Barry Gibb credits old friend and then-RSO Records labelmate Eric Clapton for convincing the Bee Gees to move to America in the mid-'70s to revitalize their sagging career. Barry, the sole surviving Gibb brother, chatted with Billboard in advance of Saturday's (December 12th) premiere of the group's HBO documentary, How Can You Mend A Broken Heart.
Barry recalled that by 1973, things were at a make-or-break point for himself, and brothers Robin and Maurice: “(Atlantic Records chairman) Ahmet Ertegun told (our manager) Robert Stigwood that if we didn’t kick it up, they’d have to drop the group because they were fed up with the pathos in the ballads. Robin really didn’t want to do much after that. I think it really broke his heart, because Ahmet didn’t want to hear that lament anymore, that kind of voice. It’s a cruel business.
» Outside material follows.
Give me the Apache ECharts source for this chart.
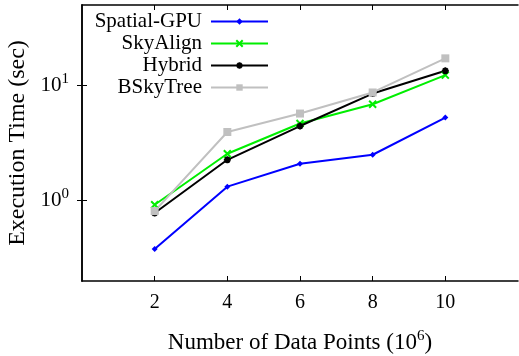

You’re always dealing with people who want to tell you what kind of songs you should record.”
Barry recalled how Clapton came up with the perfect recipe to inspire the brothers into action: “Eric said, 'Why don’t you make an album in America?' He said, 'Get Americanized. Don’t spend your life tying to stick with psychedelic music or whatever you think is happening in England. Got to America, get influenced by American artists.' And we did just that.”